_Directions:_
Repeat the material in full. Keep every line exactly as it is.

_Information supplied:_
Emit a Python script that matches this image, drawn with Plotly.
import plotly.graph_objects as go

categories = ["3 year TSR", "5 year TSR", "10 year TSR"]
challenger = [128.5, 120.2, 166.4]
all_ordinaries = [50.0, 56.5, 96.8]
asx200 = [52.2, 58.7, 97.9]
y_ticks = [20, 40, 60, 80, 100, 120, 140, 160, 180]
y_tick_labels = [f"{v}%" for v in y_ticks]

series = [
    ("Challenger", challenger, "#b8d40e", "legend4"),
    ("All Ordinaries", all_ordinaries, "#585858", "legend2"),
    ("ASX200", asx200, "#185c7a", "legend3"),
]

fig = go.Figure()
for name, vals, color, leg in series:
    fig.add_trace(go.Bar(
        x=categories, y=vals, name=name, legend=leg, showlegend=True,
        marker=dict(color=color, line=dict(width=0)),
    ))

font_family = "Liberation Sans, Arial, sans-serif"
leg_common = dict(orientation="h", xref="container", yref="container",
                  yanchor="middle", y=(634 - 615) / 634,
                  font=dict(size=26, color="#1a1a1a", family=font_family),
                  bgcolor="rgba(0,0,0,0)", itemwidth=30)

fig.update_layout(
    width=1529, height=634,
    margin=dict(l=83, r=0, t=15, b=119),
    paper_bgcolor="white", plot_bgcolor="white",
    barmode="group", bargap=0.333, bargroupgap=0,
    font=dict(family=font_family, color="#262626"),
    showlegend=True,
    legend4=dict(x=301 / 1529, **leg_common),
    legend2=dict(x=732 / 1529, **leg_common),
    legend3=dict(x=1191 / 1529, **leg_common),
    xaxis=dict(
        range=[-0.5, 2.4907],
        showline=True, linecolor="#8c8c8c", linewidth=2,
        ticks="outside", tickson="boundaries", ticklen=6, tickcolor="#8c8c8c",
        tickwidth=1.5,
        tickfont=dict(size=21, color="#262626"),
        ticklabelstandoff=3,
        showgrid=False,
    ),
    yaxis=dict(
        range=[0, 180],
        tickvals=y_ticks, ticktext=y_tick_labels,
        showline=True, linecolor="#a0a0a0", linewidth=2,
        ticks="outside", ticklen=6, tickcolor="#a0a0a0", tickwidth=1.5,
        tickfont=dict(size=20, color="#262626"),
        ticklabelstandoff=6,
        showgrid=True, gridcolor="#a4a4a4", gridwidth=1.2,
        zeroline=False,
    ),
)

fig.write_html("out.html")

_Complete response:_
Emit a Python script that matches this image, drawn with Plotly.
import plotly.graph_objects as go

categories = ["3 year TSR", "5 year TSR", "10 year TSR"]
challenger = [128.5, 120.2, 166.4]
all_ordinaries = [50.0, 56.5, 96.8]
asx200 = [52.2, 58.7, 97.9]
y_ticks = [20, 40, 60, 80, 100, 120, 140, 160, 180]
y_tick_labels = [f"{v}%" for v in y_ticks]

series = [
    ("Challenger", challenger, "#b8d40e", "legend4"),
    ("All Ordinaries", all_ordinaries, "#585858", "legend2"),
    ("ASX200", asx200, "#185c7a", "legend3"),
]

fig = go.Figure()
for name, vals, color, leg in series:
    fig.add_trace(go.Bar(
        x=categories, y=vals, name=name, legend=leg, showlegend=True,
        marker=dict(color=color, line=dict(width=0)),
    ))

font_family = "Liberation Sans, Arial, sans-serif"
leg_common = dict(orientation="h", xref="container", yref="container",
                  yanchor="middle", y=(634 - 615) / 634,
                  font=dict(size=26, color="#1a1a1a", family=font_family),
                  bgcolor="rgba(0,0,0,0)", itemwidth=30)

fig.update_layout(
    width=1529, height=634,
    margin=dict(l=83, r=0, t=15, b=119),
    paper_bgcolor="white", plot_bgcolor="white",
    barmode="group", bargap=0.333, bargroupgap=0,
    font=dict(family=font_family, color="#262626"),
    showlegend=True,
    legend4=dict(x=301 / 1529, **leg_common),
    legend2=dict(x=732 / 1529, **leg_common),
    legend3=dict(x=1191 / 1529, **leg_common),
    xaxis=dict(
        range=[-0.5, 2.4907],
        showline=True, linecolor="#8c8c8c", linewidth=2,
        ticks="outside", tickson="boundaries", ticklen=6, tickcolor="#8c8c8c",
        tickwidth=1.5,
        tickfont=dict(size=21, color="#262626"),
        ticklabelstandoff=3,
        showgrid=False,
    ),
    yaxis=dict(
        range=[0, 180],
        tickvals=y_ticks, ticktext=y_tick_labels,
        showline=True, linecolor="#a0a0a0", linewidth=2,
        ticks="outside", ticklen=6, tickcolor="#a0a0a0", tickwidth=1.5,
        tickfont=dict(size=20, color="#262626"),
        ticklabelstandoff=6,
        showgrid=True, gridcolor="#a4a4a4", gridwidth=1.2,
        zeroline=False,
    ),
)

fig.write_html("out.html")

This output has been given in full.